A new study by Sheba Medical Center, Israel’s largest and internationally ranked hospital, found that remote hospital care at home, supervised by a physician, yields better outcomes for acutely ill patients than an actual stay in hospital.
The first-of-its-kind, peer-reviewed study was carried out at Beyond, Sheba’s virtual hospital. It was led by Prof. Gad Segal, the head of Sheba Education Authority, in collaboration with Sheba physicians and Noa Zychlinski, Professor of Data and Decision Science at Technion – Israel Institute of Technology.
The study involved a total of 636 patients – 159 who received hospital-at-home (HAH) care and 477 patients who received hospital care.
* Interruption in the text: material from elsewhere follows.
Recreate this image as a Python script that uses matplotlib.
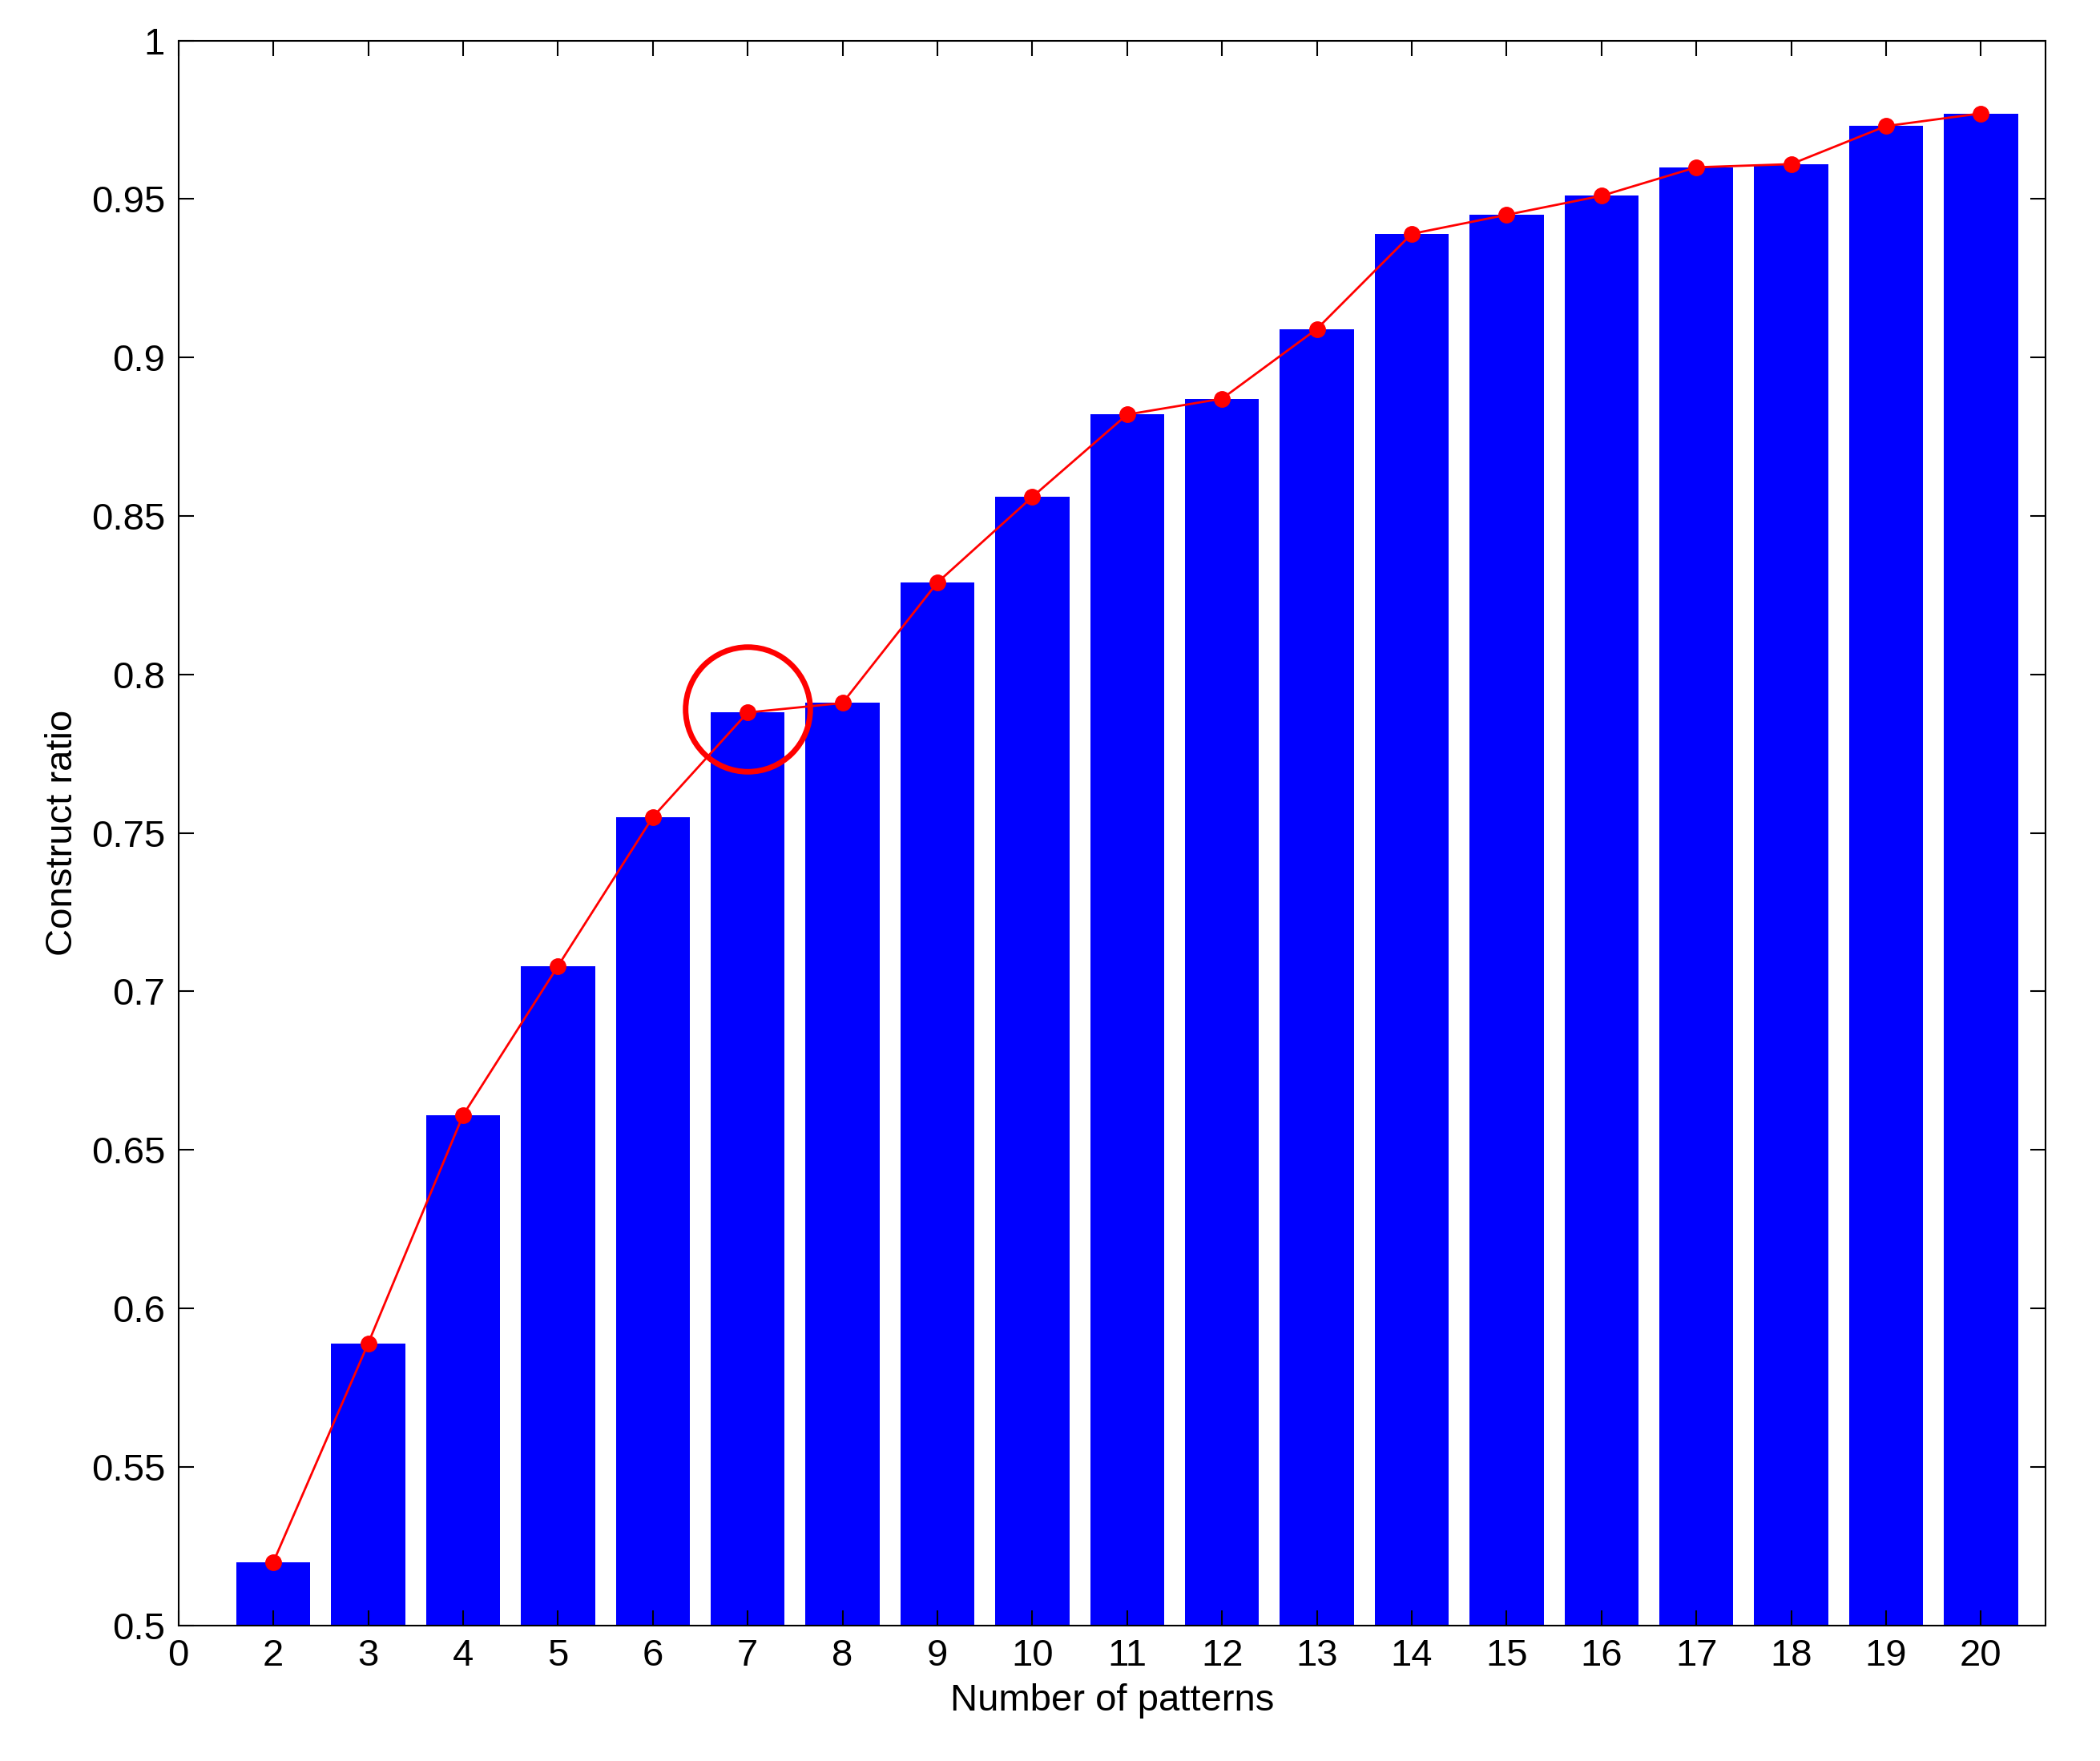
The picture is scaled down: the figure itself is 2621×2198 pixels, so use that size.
import matplotlib
matplotlib.use("Agg")
import matplotlib.pyplot as plt

# data
patterns = list(range(2, 21))
ratio = [0.520, 0.589, 0.661, 0.708, 0.755, 0.788, 0.791, 0.829, 0.856, 0.882,
         0.887, 0.909, 0.939, 0.945, 0.951, 0.960, 0.961, 0.973, 0.977]
tick_pos = list(range(1, 21))
tick_labels = ['0'] + [str(p) for p in patterns]

plt.rcParams.update({'font.family': 'Liberation Sans', 'font.size': 34})

fig = plt.figure(figsize=(26.21, 21.98), dpi=100)
ax = fig.add_axes([0.085, 0.077, 0.889, 0.9])

ax.bar(patterns, ratio, width=0.78, color='#0000ff', zorder=1)
ax.plot(patterns, ratio, color='red', linewidth=2, marker='o', markersize=14, zorder=3)
# highlight at 7 patterns
ax.plot([7], [0.789], marker='o', markersize=112, markerfacecolor='none',
        markeredgecolor='red', markeredgewidth=5, zorder=4)

ax.set_xlim(1, 20.68)
ax.set_ylim(0.5, 1)
ax.set_xticks(tick_pos)
ax.set_xticklabels(tick_labels)
ax.set_yticks([0.5, 0.55, 0.6, 0.65, 0.7, 0.75, 0.8, 0.85, 0.9, 0.95, 1])
ax.set_yticklabels(['0.5', '0.55', '0.6', '0.65', '0.7', '0.75', '0.8', '0.85', '0.9', '0.95', '1'])
ax.tick_params(direction='in', length=14, width=1.5, top=True, right=True, pad=12)
for s in ax.spines.values():
    s.set_linewidth(1.5)

ax.set_xlabel("Number of patterns", labelpad=8)
ax.set_ylabel("Construct ratio", labelpad=10)

fig.savefig("out.png", dpi=100)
It included both COVID and non-COVID patients, Sheba said. Patients in the latter group had one of three acute infectious diseases: urinary tract infection, pneumonia or cellulitis.
The study found that the median length of hospital stay was two days shorter for the HAH patients, in both the COVID and non-COVID groups. The risk of death within 30 days was also significantly lower for the HAH patients, in both the COVID and non-COVID groups.
“The COVID-19 pandemic demonstrated two long-term challenges for acute care – insufficient beds and space in hospitals to treat all of the acute patients, and a shortage of internal medicine specialists to treat patients. When confronted with these challenges we decided to seek out a viable alternative to in-hospital stay,” said Segal.
“This is the first study to show that telemedicine-managed, physician-supervised, hospital-at-home care is not inferior but even superior to in-hospital stays, presenting a major step forward for the hospitals and health systems across the world,” he said. The results of the study were recently published in the PLOS One Journal.